* _CHALLENGE_
Write out, word for word, the stretch of lines beginning at the one with "What matplotlib code" and ending at the one with "s.set_visible(False)", omitting the images.

* _DATASET EXTRACT_
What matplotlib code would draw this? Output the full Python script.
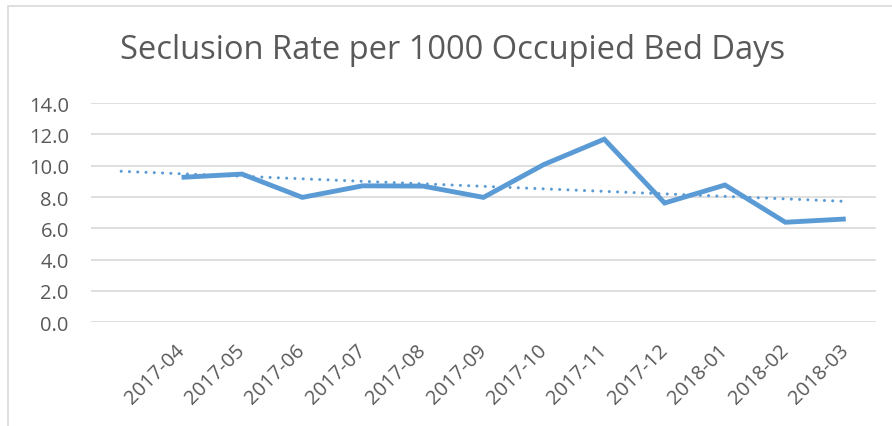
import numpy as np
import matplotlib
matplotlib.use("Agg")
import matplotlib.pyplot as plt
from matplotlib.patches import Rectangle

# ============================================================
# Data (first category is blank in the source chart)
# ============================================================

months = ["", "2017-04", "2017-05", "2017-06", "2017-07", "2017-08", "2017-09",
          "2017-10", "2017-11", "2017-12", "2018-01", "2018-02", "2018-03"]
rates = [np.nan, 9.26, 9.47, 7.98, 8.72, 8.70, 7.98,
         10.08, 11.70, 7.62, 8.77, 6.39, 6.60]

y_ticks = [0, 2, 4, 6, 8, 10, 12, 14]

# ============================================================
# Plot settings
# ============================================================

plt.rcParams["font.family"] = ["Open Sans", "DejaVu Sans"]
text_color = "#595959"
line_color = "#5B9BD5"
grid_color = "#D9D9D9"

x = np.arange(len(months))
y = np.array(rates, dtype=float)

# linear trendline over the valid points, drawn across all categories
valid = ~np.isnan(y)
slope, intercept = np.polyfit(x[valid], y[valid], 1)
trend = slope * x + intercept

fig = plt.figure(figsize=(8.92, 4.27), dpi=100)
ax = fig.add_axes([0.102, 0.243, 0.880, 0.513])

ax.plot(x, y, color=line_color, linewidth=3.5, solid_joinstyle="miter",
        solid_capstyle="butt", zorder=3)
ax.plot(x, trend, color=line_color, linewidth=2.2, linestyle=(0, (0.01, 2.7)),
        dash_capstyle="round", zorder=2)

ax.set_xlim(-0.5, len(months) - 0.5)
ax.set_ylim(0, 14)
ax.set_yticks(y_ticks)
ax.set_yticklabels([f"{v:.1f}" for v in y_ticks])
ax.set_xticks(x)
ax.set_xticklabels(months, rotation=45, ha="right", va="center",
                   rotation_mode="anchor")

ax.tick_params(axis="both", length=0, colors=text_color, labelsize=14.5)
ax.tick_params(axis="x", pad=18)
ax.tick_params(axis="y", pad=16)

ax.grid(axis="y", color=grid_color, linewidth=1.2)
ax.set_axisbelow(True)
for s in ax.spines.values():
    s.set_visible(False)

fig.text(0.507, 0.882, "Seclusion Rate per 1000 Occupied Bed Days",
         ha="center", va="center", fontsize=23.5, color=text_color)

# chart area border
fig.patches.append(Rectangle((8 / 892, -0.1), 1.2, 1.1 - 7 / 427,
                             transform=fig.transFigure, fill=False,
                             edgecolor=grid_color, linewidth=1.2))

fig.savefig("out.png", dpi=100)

==

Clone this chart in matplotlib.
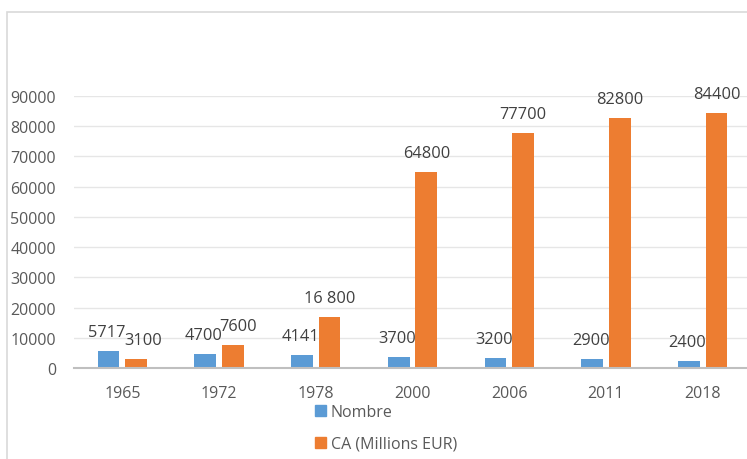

* _SOLUTION FOR THIS PROBLEM_
What matplotlib code would draw this? Output the full Python script.
import numpy as np
import matplotlib
matplotlib.use("Agg")
import matplotlib.pyplot as plt
from matplotlib.patches import Rectangle

# ============================================================
# Data (first category is blank in the source chart)
# ============================================================

months = ["", "2017-04", "2017-05", "2017-06", "2017-07", "2017-08", "2017-09",
          "2017-10", "2017-11", "2017-12", "2018-01", "2018-02", "2018-03"]
rates = [np.nan, 9.26, 9.47, 7.98, 8.72, 8.70, 7.98,
         10.08, 11.70, 7.62, 8.77, 6.39, 6.60]

y_ticks = [0, 2, 4, 6, 8, 10, 12, 14]

# ============================================================
# Plot settings
# ============================================================

plt.rcParams["font.family"] = ["Open Sans", "DejaVu Sans"]
text_color = "#595959"
line_color = "#5B9BD5"
grid_color = "#D9D9D9"

x = np.arange(len(months))
y = np.array(rates, dtype=float)

# linear trendline over the valid points, drawn across all categories
valid = ~np.isnan(y)
slope, intercept = np.polyfit(x[valid], y[valid], 1)
trend = slope * x + intercept

fig = plt.figure(figsize=(8.92, 4.27), dpi=100)
ax = fig.add_axes([0.102, 0.243, 0.880, 0.513])

ax.plot(x, y, color=line_color, linewidth=3.5, solid_joinstyle="miter",
        solid_capstyle="butt", zorder=3)
ax.plot(x, trend, color=line_color, linewidth=2.2, linestyle=(0, (0.01, 2.7)),
        dash_capstyle="round", zorder=2)

ax.set_xlim(-0.5, len(months) - 0.5)
ax.set_ylim(0, 14)
ax.set_yticks(y_ticks)
ax.set_yticklabels([f"{v:.1f}" for v in y_ticks])
ax.set_xticks(x)
ax.set_xticklabels(months, rotation=45, ha="right", va="center",
                   rotation_mode="anchor")

ax.tick_params(axis="both", length=0, colors=text_color, labelsize=14.5)
ax.tick_params(axis="x", pad=18)
ax.tick_params(axis="y", pad=16)

ax.grid(axis="y", color=grid_color, linewidth=1.2)
ax.set_axisbelow(True)
for s in ax.spines.values():
    s.set_visible(False)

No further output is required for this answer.